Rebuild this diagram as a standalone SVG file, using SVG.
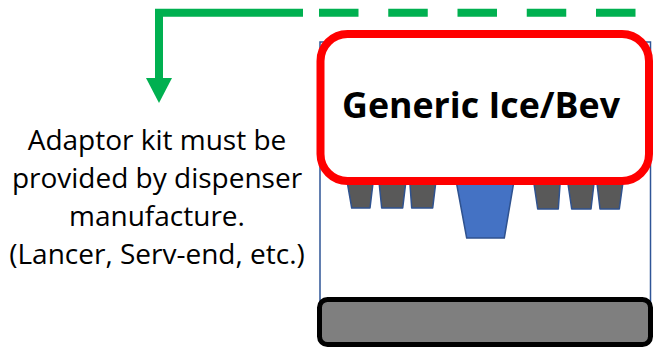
<svg xmlns="http://www.w3.org/2000/svg" width="654" height="354" viewBox="0 0 654 354">
<defs>
<style>
.trap{fill:#595959;stroke:#2F528F;stroke-width:1.5;stroke-linejoin:round}
.label{font-family:"Open Sans","Liberation Sans",sans-serif;font-size:28px;fill:#000;text-anchor:middle}
.title{font-family:"Open Sans","Liberation Sans",sans-serif;font-size:35px;font-weight:bold;fill:#000;text-anchor:middle}
.green{fill:none;stroke:#00B050;stroke-width:8}
</style>
</defs>
<rect width="654" height="354" fill="#fff"/>
<g id="dispenser">
<rect x="320" y="42" width="330.5" height="290" fill="#fff" stroke="#2F5597" stroke-width="1.5"/>
</g>
<g id="nozzles">
<polygon class="trap" points="346,175 374,175 370,208 351.7,208"/>
<polygon class="trap" points="378.3,175 406.7,175 402.7,208 381.7,208"/>
<polygon class="trap" points="409.3,175 436.7,175 432.7,208 411.7,208"/>
<polygon class="trap" points="455,175 515,175 504.3,238 466.7,238" style="fill:#4472C4"/>
<polygon class="trap" points="532.7,175 560.7,175 558.3,209 537.7,209"/>
<polygon class="trap" points="566.7,175 595,175 591,209 571.7,209"/>
<polygon class="trap" points="596,175 624,175 619.3,209 600,209"/>
</g>
<g id="base">
<rect x="319.5" y="299.5" width="331" height="45" rx="8" fill="#7F7F7F" stroke="#000" stroke-width="5"/>
</g>
<g id="title-box">
<rect x="320.5" y="34" width="328.5" height="147" rx="27" fill="#fff" stroke="#FF0000" stroke-width="8"/>
<text class="title" x="481" y="118" textLength="278" lengthAdjust="spacingAndGlyphs">Generic Ice/Bev</text>
</g>
<g id="connectors">
<polyline class="green" points="303,12.7 159,12.7 159,79"/>
<polygon points="146,78 172,78 159,103" fill="#00B050"/>
<line class="green" x1="319" y1="12.7" x2="636" y2="12.7" stroke-dasharray="39.5 29.75"/>
</g>
<g id="note">
<text class="label" x="157" y="150">Adaptor kit must be</text>
<text class="label" x="157" y="188">provided by dispenser</text>
<text class="label" x="157" y="226">manufacture.</text>
<text class="label" x="157" y="264">(Lancer, Serv-end, etc.)</text>
</g>
</svg>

+++++

Exercise details:
Restate the whole listing above exactly, please, omitting every image.

Reply:
Rebuild this diagram as a standalone SVG file, using SVG.
<svg xmlns="http://www.w3.org/2000/svg" width="654" height="354" viewBox="0 0 654 354">
<defs>
<style>
.trap{fill:#595959;stroke:#2F528F;stroke-width:1.5;stroke-linejoin:round}
.label{font-family:"Open Sans","Liberation Sans",sans-serif;font-size:28px;fill:#000;text-anchor:middle}
.title{font-family:"Open Sans","Liberation Sans",sans-serif;font-size:35px;font-weight:bold;fill:#000;text-anchor:middle}
.green{fill:none;stroke:#00B050;stroke-width:8}
</style>
</defs>
<rect width="654" height="354" fill="#fff"/>
<g id="dispenser">
<rect x="320" y="42" width="330.5" height="290" fill="#fff" stroke="#2F5597" stroke-width="1.5"/>
</g>
<g id="nozzles">
<polygon class="trap" points="346,175 374,175 370,208 351.7,208"/>
<polygon class="trap" points="378.3,175 406.7,175 402.7,208 381.7,208"/>
<polygon class="trap" points="409.3,175 436.7,175 432.7,208 411.7,208"/>
<polygon class="trap" points="455,175 515,175 504.3,238 466.7,238" style="fill:#4472C4"/>
<polygon class="trap" points="532.7,175 560.7,175 558.3,209 537.7,209"/>
<polygon class="trap" points="566.7,175 595,175 591,209 571.7,209"/>
<polygon class="trap" points="596,175 624,175 619.3,209 600,209"/>
</g>
<g id="base">
<rect x="319.5" y="299.5" width="331" height="45" rx="8" fill="#7F7F7F" stroke="#000" stroke-width="5"/>
</g>
<g id="title-box">
<rect x="320.5" y="34" width="328.5" height="147" rx="27" fill="#fff" stroke="#FF0000" stroke-width="8"/>
<text class="title" x="481" y="118" textLength="278" lengthAdjust="spacingAndGlyphs">Generic Ice/Bev</text>
</g>
<g id="connectors">
<polyline class="green" points="303,12.7 159,12.7 159,79"/>
<polygon points="146,78 172,78 159,103" fill="#00B050"/>
<line class="green" x1="319" y1="12.7" x2="636" y2="12.7" stroke-dasharray="39.5 29.75"/>
</g>
<g id="note">
<text class="label" x="157" y="150">Adaptor kit must be</text>
<text class="label" x="157" y="188">provided by dispenser</text>
<text class="label" x="157" y="226">manufacture.</text>
<text class="label" x="157" y="264">(Lancer, Serv-end, etc.)</text>
</g>
</svg>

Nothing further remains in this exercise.